[Plotting code records]
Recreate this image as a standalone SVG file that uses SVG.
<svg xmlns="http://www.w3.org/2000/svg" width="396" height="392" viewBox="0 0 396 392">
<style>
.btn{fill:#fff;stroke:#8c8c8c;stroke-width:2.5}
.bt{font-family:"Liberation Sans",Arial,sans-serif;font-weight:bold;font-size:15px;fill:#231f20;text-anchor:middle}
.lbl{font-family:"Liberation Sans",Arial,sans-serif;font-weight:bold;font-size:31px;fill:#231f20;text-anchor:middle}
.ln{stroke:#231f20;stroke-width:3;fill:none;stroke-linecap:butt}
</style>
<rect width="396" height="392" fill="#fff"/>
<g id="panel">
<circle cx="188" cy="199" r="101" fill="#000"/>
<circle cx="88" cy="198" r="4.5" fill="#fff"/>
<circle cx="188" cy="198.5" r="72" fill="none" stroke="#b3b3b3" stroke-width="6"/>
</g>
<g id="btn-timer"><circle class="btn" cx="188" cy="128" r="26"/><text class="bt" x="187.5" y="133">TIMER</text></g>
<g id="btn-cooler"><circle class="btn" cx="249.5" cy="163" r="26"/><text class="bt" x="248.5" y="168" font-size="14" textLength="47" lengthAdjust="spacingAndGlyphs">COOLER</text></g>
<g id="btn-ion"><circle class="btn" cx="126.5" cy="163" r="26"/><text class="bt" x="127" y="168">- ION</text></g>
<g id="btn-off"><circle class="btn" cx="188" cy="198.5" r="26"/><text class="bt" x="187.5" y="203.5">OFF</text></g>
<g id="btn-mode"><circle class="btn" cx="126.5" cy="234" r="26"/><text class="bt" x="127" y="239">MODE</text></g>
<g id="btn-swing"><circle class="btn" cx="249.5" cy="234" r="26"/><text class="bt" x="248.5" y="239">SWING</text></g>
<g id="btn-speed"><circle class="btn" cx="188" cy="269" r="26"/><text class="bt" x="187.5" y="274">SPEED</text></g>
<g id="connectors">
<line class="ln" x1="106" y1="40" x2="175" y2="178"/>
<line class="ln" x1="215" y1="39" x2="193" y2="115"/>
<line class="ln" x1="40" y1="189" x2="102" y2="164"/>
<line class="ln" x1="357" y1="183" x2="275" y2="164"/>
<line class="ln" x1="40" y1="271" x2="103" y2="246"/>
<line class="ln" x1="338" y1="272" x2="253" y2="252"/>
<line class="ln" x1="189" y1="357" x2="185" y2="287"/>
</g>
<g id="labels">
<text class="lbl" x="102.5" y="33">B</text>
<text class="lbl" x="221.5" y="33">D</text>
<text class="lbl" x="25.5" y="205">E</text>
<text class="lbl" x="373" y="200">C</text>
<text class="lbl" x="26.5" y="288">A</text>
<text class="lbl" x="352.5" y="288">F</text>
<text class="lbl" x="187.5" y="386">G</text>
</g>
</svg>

* * *

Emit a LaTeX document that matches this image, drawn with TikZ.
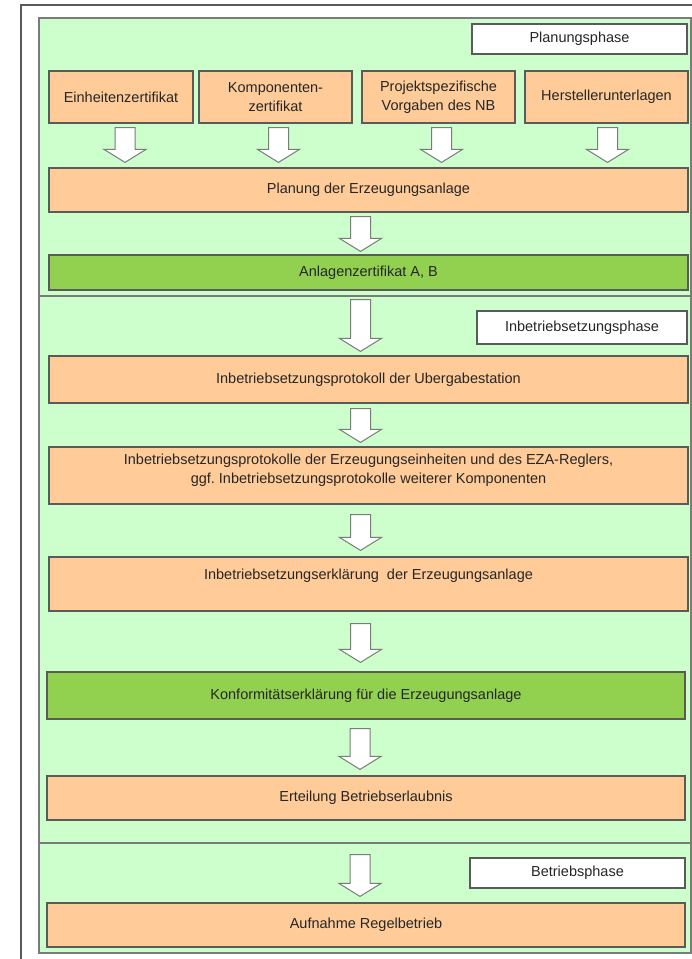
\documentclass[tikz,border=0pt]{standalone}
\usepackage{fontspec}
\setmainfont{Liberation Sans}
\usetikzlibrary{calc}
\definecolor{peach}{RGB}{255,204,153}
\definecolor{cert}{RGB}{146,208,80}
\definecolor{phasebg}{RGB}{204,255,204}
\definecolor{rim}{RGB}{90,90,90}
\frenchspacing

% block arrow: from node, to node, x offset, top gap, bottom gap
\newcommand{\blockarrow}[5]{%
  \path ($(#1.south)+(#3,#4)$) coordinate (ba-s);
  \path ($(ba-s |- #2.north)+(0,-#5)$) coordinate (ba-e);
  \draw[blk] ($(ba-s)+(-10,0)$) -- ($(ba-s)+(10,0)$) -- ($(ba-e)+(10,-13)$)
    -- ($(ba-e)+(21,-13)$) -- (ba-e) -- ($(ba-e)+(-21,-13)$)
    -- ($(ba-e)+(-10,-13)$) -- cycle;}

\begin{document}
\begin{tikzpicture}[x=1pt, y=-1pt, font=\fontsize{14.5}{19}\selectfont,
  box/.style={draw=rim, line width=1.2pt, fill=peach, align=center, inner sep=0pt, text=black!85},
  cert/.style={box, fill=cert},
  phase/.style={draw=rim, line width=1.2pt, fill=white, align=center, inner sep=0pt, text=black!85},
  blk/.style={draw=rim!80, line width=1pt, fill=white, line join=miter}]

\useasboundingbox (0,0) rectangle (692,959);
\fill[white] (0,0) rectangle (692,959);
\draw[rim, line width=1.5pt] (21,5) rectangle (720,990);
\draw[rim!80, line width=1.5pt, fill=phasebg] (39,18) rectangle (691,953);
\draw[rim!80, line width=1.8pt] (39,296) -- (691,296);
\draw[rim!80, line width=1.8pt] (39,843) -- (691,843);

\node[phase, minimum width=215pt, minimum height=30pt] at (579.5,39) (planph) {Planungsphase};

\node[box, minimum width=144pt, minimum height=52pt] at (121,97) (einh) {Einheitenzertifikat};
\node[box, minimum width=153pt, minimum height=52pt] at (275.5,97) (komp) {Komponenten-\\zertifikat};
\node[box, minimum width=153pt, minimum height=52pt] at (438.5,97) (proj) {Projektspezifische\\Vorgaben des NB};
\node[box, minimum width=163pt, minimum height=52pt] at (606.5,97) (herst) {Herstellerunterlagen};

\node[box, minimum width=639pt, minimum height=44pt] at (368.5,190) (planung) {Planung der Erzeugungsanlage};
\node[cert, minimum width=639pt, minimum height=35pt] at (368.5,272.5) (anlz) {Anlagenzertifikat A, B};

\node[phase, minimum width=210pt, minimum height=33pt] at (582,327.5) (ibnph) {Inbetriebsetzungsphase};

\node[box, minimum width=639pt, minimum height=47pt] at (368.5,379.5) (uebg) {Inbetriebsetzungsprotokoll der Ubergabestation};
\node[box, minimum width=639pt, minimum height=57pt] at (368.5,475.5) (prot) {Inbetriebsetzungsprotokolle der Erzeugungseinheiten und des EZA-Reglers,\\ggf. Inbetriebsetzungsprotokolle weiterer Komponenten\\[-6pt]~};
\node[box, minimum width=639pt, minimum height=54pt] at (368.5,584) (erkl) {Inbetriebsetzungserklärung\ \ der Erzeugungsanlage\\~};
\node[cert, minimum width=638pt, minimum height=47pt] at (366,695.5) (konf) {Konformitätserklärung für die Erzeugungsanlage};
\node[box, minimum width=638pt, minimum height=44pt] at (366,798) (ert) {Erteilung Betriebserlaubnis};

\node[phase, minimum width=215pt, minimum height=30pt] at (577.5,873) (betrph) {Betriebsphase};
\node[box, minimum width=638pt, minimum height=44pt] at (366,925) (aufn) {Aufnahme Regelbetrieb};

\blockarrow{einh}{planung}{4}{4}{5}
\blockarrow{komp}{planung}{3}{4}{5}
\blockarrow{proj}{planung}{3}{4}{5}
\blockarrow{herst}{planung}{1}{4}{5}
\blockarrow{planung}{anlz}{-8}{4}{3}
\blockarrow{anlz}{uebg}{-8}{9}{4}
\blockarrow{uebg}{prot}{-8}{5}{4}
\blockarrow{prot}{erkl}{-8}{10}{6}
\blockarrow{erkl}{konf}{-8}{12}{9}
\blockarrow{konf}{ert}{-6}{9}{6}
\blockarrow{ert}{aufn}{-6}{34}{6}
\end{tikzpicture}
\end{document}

==

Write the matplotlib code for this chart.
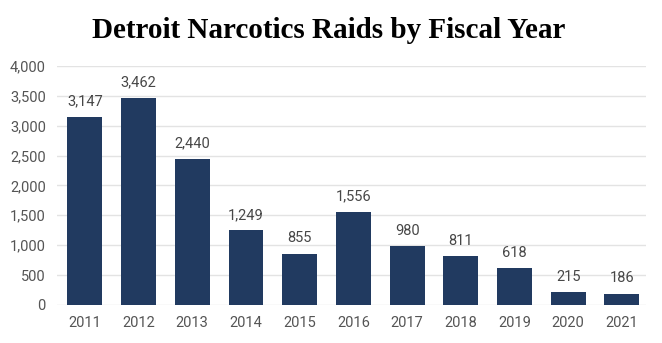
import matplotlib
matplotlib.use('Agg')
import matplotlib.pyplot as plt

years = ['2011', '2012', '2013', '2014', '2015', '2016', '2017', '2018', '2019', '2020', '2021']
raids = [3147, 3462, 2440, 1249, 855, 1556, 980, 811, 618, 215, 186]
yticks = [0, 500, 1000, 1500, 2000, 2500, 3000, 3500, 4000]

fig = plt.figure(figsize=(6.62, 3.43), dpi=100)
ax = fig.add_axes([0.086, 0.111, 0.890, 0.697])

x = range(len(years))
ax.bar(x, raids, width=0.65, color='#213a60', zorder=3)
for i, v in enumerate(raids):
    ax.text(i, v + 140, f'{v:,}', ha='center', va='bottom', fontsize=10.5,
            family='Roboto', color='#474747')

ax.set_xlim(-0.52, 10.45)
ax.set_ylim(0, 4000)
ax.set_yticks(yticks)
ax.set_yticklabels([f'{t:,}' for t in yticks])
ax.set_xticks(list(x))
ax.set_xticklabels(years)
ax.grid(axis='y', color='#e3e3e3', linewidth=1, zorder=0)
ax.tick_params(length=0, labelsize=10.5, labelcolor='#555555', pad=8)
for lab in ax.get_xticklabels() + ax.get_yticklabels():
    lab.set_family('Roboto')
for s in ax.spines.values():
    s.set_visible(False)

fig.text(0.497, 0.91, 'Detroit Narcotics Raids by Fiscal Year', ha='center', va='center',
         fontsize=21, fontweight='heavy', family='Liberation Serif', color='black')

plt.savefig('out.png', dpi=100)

§ Instruction
Return exactly the lines from the one with "Emit a LaTeX" to the one with "width=1pt, fill=white, line", inclusive, and nothing else; skip the pictures.

§ Result
Emit a LaTeX document that matches this image, drawn with TikZ.
\documentclass[tikz,border=0pt]{standalone}
\usepackage{fontspec}
\setmainfont{Liberation Sans}
\usetikzlibrary{calc}
\definecolor{peach}{RGB}{255,204,153}
\definecolor{cert}{RGB}{146,208,80}
\definecolor{phasebg}{RGB}{204,255,204}
\definecolor{rim}{RGB}{90,90,90}
\frenchspacing

% block arrow: from node, to node, x offset, top gap, bottom gap
\newcommand{\blockarrow}[5]{%
  \path ($(#1.south)+(#3,#4)$) coordinate (ba-s);
  \path ($(ba-s |- #2.north)+(0,-#5)$) coordinate (ba-e);
  \draw[blk] ($(ba-s)+(-10,0)$) -- ($(ba-s)+(10,0)$) -- ($(ba-e)+(10,-13)$)
    -- ($(ba-e)+(21,-13)$) -- (ba-e) -- ($(ba-e)+(-21,-13)$)
    -- ($(ba-e)+(-10,-13)$) -- cycle;}

\begin{document}
\begin{tikzpicture}[x=1pt, y=-1pt, font=\fontsize{14.5}{19}\selectfont,
  box/.style={draw=rim, line width=1.2pt, fill=peach, align=center, inner sep=0pt, text=black!85},
  cert/.style={box, fill=cert},
  phase/.style={draw=rim, line width=1.2pt, fill=white, align=center, inner sep=0pt, text=black!85},
  blk/.style={draw=rim!80, line width=1pt, fill=white, line join=miter}]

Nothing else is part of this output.